In comparing the results obtained when the number of objects varies, we set $N_v=8$ and $N_f=0$. The corresponding results are given in Figure 14 and Figure 15. In the suburban zones, the increase in the number of objects improves the positioning. However, it is noteworthy that such an improvement in the intersection zone is not obvious. The reason is that in the former zone, there are very few V-V constraints, and V-O constraints play the main role in improving the results. Hence, adding objects can effectively improve the positioning. However, at the intersections, the V-V constraints formed by 8 vehicles are dominant and the results approach the theoretical bounds achievable. There is no significant improvement in accuracy with the addition of objects.

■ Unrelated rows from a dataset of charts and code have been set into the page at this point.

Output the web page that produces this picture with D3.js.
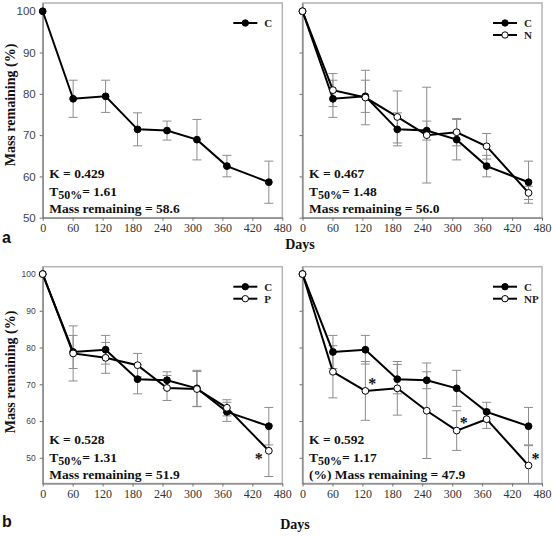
<!DOCTYPE html>
<html><head><meta charset="utf-8">
<script src="https://cdn.jsdelivr.net/npm/d3@7"></script>
<style>
html,body{margin:0;padding:0;background:#fff;}
svg{display:block;}
</style>
</head><body>
<svg id="chart" width="553" height="536"></svg>
<script>
// ---------- data ----------
const days = [0, 61, 126, 190, 249, 309, 369, 453];
const xTickValues = [0, 60, 120, 180, 240, 300, 360, 420, 480];
const yTickValues = [50, 60, 70, 80, 90, 100];

const seriesC  = [100, 78.8, 79.4, 71.4, 71.1, 68.9, 62.5, 58.6];
const errC     = [0, 4.5, 3.9, 4.0, 2.3, 4.9, 2.6, 5.1];
const seriesN  = [100, 80.9, 79.1, 74.4, 70.0, 70.7, 67.3, 56.0];
const errN     = [0, 4.0, 6.6, 6.3, 11.6, 3.3, 3.1, 1.6];
const seriesP  = [100, 78.4, 77.2, 75.2, 69.0, 68.7, 63.6, 51.9];
const errP     = [0, 7.5, 4.2, 3.2, 3.4, 4.8, 2.2, 7.0];
const seriesNP = [100, 73.4, 68.2, 68.9, 62.8, 57.4, 60.5, 47.9];
const errNP    = [0, 7.1, 8.0, 7.3, 13.0, 5.4, 2.5, 5.4];

const panelLabels = ["C", "N", "P", "NP"];
const statK    = ["0.429", "0.467", "0.528", "0.592"];
const statT50  = ["1.61", "1.48", "1.31", "1.17"];
const statMass = ["58.6", "56.0", "51.9", "47.9"];
const massPrefix = ["", "", "", "(%) "];
const starIdxP  = [7];
const starIdxNP = [2, 5, 7];

// ---------- layout ----------
const svg = d3.select("#chart");
const serif = "'Liberation Serif','Times New Roman',serif";
const sans = "'Liberation Sans',Arial,sans-serif";

const cols = [[42.7, 282.3], [302.5, 542]];
const rows = [
  {range: [217.7, 3], domain: [50, 102], yFont: 11.5, tickLabY: 12},
  {range: [483.5, 266.7], domain: [43, 102], yFont: 8.5, tickLabY: 12}
];

const panels = [
  {col: 0, row: 0, treat: null, idx: 0, yLabels: true, stars: [], starOff: []},
  {col: 1, row: 0, treat: {v: seriesN, e: errN, name: "N"}, idx: 1, yLabels: false, stars: [], starOff: []},
  {col: 0, row: 1, treat: {v: seriesP, e: errP, name: "P"}, idx: 2, yLabels: true, stars: starIdxP, starOff: [[-10, 6]]},
  {col: 1, row: 1, treat: {v: seriesNP, e: errNP, name: "NP"}, idx: 3, yLabels: false, stars: starIdxNP, starOff: [[7, -9], [7, -10], [7, -8]]}
];

panels.forEach(p => {
  const [x0, x1] = cols[p.col];
  const R = rows[p.row];
  const x = d3.scaleLinear().domain([0, 480]).range([x0, x1]);
  const y = d3.scaleLinear().domain(R.domain).range(R.range);
  const g = svg.append("g");

  // frame
  g.append("rect").attr("x", x0).attr("y", R.range[1]).attr("width", x1 - x0)
    .attr("height", R.range[0] - R.range[1]).attr("fill", "none")
    .attr("stroke", "#b4b4b4").attr("stroke-width", 1.5);

  // axes
  const xAxis = d3.axisBottom(x).tickValues(xTickValues).tickSize(3).tickPadding(3).tickSizeOuter(0);
  const xg = g.append("g").attr("transform", `translate(0,${R.range[0]})`).call(xAxis);
  xg.select(".domain").attr("stroke", "#707070");
  xg.selectAll(".tick line").attr("stroke", "#707070");
  xg.selectAll("text").attr("font-family", serif).attr("font-size", 12).attr("fill", "#333");

  const yAxis = d3.axisLeft(y).tickValues(yTickValues).tickSize(3).tickPadding(4).tickSizeOuter(0);
  const yg = g.append("g").attr("transform", `translate(${x0},0)`).call(yAxis);
  yg.select(".domain").attr("stroke", "#707070");
  yg.selectAll(".tick line").attr("stroke", "#707070");
  yg.selectAll("text").attr("font-family", sans).attr("font-size", R.yFont).attr("fill", "#444");
  if (!p.yLabels) yg.selectAll("text").remove();

  const series = [{v: seriesC, e: errC, filled: true}];
  if (p.treat) series.push({v: p.treat.v, e: p.treat.e, filled: false});

  const clipId = "clip" + p.idx;
  svg.append("clipPath").attr("id", clipId).append("rect")
    .attr("x", x0 - 6).attr("y", R.range[1] - 6).attr("width", x1 - x0 + 12).attr("height", R.range[0] - R.range[1] + 6);
  const plot = g.append("g").attr("clip-path", `url(#${clipId})`);

  // error bars
  series.forEach(s => {
    const eg = plot.append("g").attr("stroke", "#8c8c8c").attr("stroke-width", 1);
    days.forEach((d, i) => {
      if (!s.e[i]) return;
      const cx = x(d), yt = y(s.v[i] + s.e[i]), yb = y(s.v[i] - s.e[i]);
      eg.append("line").attr("x1", cx).attr("x2", cx).attr("y1", yt).attr("y2", yb);
      eg.append("line").attr("x1", cx - 4.5).attr("x2", cx + 4.5).attr("y1", yt).attr("y2", yt);
      eg.append("line").attr("x1", cx - 4.5).attr("x2", cx + 4.5).attr("y1", yb).attr("y2", yb);
    });
  });
  // lines
  const line = d3.line().x((d, i) => x(days[i])).y(d => y(d));
  series.forEach(s => {
    plot.append("path").attr("d", line(s.v)).attr("fill", "none").attr("stroke", "#000").attr("stroke-width", 2);
  });
  // markers
  series.forEach(s => {
    plot.selectAll(null).data(s.v).enter().append("circle")
      .attr("cx", (d, i) => x(days[i])).attr("cy", d => y(d)).attr("r", 3.4)
      .attr("fill", s.filled ? "#000" : "#fff").attr("stroke", "#000").attr("stroke-width", 1);
  });

  // asterisks
  p.stars.forEach((si, k) => {
    g.append("text").attr("x", x(days[si]) + p.starOff[k][0]).attr("y", y(p.treat.v[si]) + p.starOff[k][1] + 7)
      .attr("text-anchor", "middle").attr("font-family", serif).attr("font-weight", "bold")
      .attr("font-size", 16).attr("fill", "#111").text("*");
  });

  // legend
  const legNames = ["C"].concat(p.treat ? [p.treat.name] : []);
  const lx = x1 - 49, ly = R.range[1] + 20;
  legNames.forEach((nm, k) => {
    const yy = ly + k * 12;
    g.append("line").attr("x1", lx).attr("x2", lx + 24).attr("y1", yy).attr("y2", yy)
      .attr("stroke", "#000").attr("stroke-width", 2);
    g.append("circle").attr("cx", lx + 12).attr("cy", yy).attr("r", 3.2)
      .attr("fill", k === 0 ? "#000" : "#fff").attr("stroke", "#000");
    g.append("text").attr("x", lx + 31).attr("y", yy + 4).attr("font-family", serif)
      .attr("font-size", 11).attr("font-weight", "bold").attr("fill", "#222").text(nm);
  });

  // stats text
  const tx = x0 + 6.5, by = R.range[0];
  const st = {"font-family": serif, "font-weight": "bold", "font-size": 13.5, "fill": "#111"};
  const t1 = g.append("text").attr("x", tx).attr("y", by - 40).text("K = " + statK[p.idx]);
  const t2 = g.append("text").attr("x", tx).attr("y", by - 22);
  t2.append("tspan").text("T");
  t2.append("tspan").attr("dy", 3).attr("font-size", 12).text("50%");
  t2.append("tspan").attr("dy", -3).text("= " + statT50[p.idx]);
  const t3 = g.append("text").attr("x", tx).attr("y", by - 5).text(massPrefix[p.idx] + "Mass remaining = " + statMass[p.idx]);
  [t1, t2, t3].forEach(t => Object.entries(st).forEach(([k, v]) => t.attr(k, v)));
});

// axis titles
const ylab = [105, 372];
ylab.forEach(cy => {
  svg.append("text").attr("transform", `translate(15,${cy}) rotate(-90)`).attr("text-anchor", "middle")
    .attr("font-family", serif).attr("font-weight", "bold").attr("font-size", 14).attr("fill", "#111")
    .text("Mass remaining (%)");
});
[[300, 249], [295, 529]].forEach(([cx, cy]) => {
  svg.append("text").attr("x", cx).attr("y", cy).attr("text-anchor", "middle")
    .attr("font-family", serif).attr("font-weight", "bold").attr("font-size", 14).attr("fill", "#111").text("Days");
});
[["a", 243], ["b", 527]].forEach(([t, yy]) => {
  svg.append("text").attr("x", 2).attr("y", yy).attr("font-family", sans).attr("font-weight", "bold")
    .attr("font-size", 16).attr("fill", "#111").text(t);
});
</script>
</body></html>
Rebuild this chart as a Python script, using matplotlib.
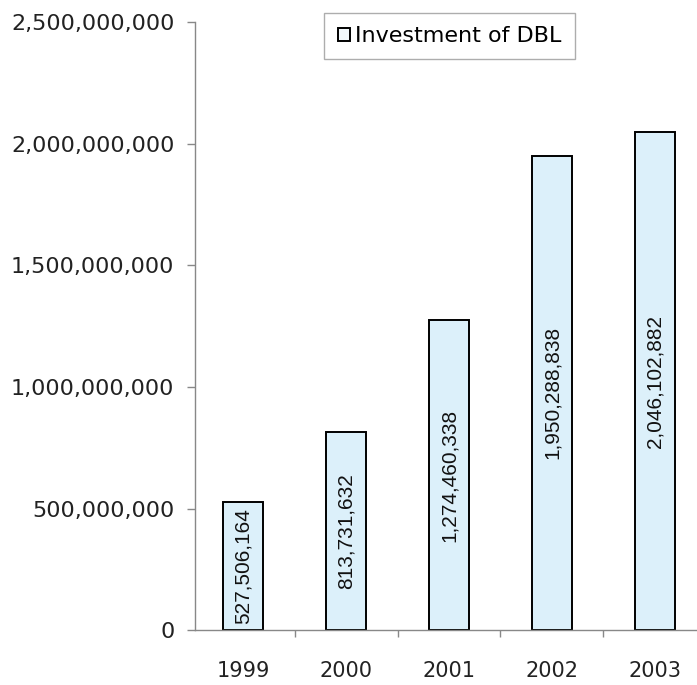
import numpy as np
import matplotlib.pyplot as plt
from matplotlib.ticker import FuncFormatter

years = ["1999", "2000", "2001", "2002", "2003"]
investment = [527506164, 813731632, 1274460338, 1950288838, 2046102882]
series_name = "Investment of DBL"

plt.rcParams['font.family'] = ['DejaVu Sans']

fig = plt.figure(figsize=(6.97, 6.85), dpi=100)
ax = fig.add_axes([0.280, 0.080, 0.720, 0.888])

x = np.arange(len(years))
bars = ax.bar(x, investment, width=0.39, color="#dcf0fa", edgecolor="black",
              linewidth=1.4, label=series_name)

# value labels in the middle of each bar, rotated
for xi, v in zip(x, investment):
    ax.text(xi, v / 2, f"{v:,}", rotation=90, ha="center", va="center",
            fontsize=15, color="#111111", family=["Liberation Sans", "DejaVu Sans"])

ax.set_xlim(-0.466, 4.41)
ax.set_ylim(0, 2500000000)
ax.set_yticks(np.arange(0, 2500000001, 500000000))
ax.yaxis.set_major_formatter(FuncFormatter(lambda v, p: f"{int(v):,}"))
ax.tick_params(axis="y", labelsize=16, length=6, width=1, color="#888888",
               pad=9, labelcolor="#222222")

# category labels under the bars, tick marks between categories
ax.set_xticks(x)
ax.set_xticklabels(years)
ax.tick_params(axis="x", which="major", length=0, labelsize=15, pad=22,
               labelcolor="#222222")
ax.set_xticks(np.arange(0.5, 4.5, 1.0), minor=True)
ax.tick_params(axis="x", which="minor", length=5, width=1, color="#888888")

for side in ["top", "right"]:
    ax.spines[side].set_visible(False)
for side in ["left", "bottom"]:
    ax.spines[side].set_color("#888888")
    ax.spines[side].set_linewidth(1)

leg = ax.legend(loc="upper center", bbox_to_anchor=(0.507, 1.015), fontsize=16,
                frameon=True, fancybox=False, borderaxespad=0,
                handlelength=0.55, handleheight=0.55, handletextpad=0.25,
                borderpad=0.6)
leg.get_frame().set_edgecolor("#999999")
leg.get_frame().set_linewidth(1)
leg.legend_handles[0].set_facecolor("#f2f8fb")

fig.savefig("out.png", dpi=100)
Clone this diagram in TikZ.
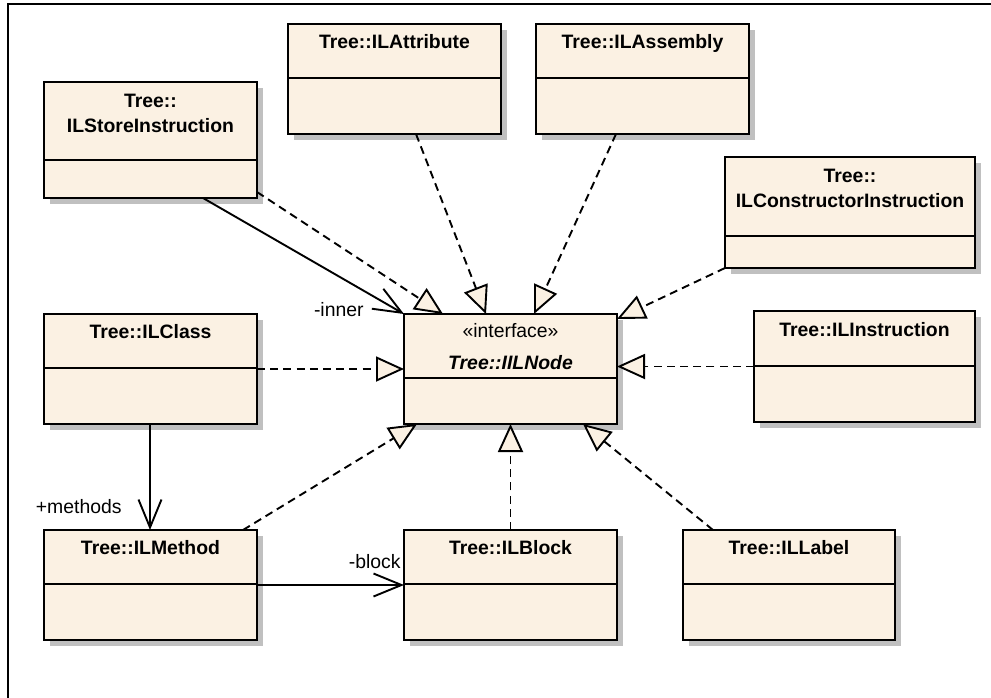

In the case of relative localization, increasing the number of objects can reduce the overall perception accuracy, instead. As the number of objects increases, the proportion of objects among all the perceived targets participating in the perceptual precision calculation increases. The objects are less constrained relative to other targets, and the overall clarity of perception declines. Considering this and the former discussion, we argue that V-O constraints are less effective than V-V and V-F constraints in improving multiple-target positioning accuracy.

7. Conclusions

This study focuses on the problem of multiple-target positioning for ICVs. We propose a unified theoretical framework for positioning both vehicles and other targets, wherein sensor data from V2X and HD map data are effectively fused with GNSS/INS and on-board sensors. By jointly exploiting the vehicle-to-target constraints and HD map information, the vehicular localization accuracy can be enhanced to meet the requirements of high-level automated driving by using low-cost GNSS/INS and on-board sensors in urban areas. Meanwhile, the confidence and integrity of the results of relative localization of targets are significantly improved, realizing sensing beyond line of sight and field of view, which can improve the transportation efficiency and safety. Furthermore, the proposed framework is applicable to more challenging scenarios entailing fewer connected vehicles and sparse features and objects. In future research, we plan to remove the limiting assumption of data association employed in this study by applying association methods in the process of optimization. We will also study the formulation of communication delay of V2X in the data fusion framework.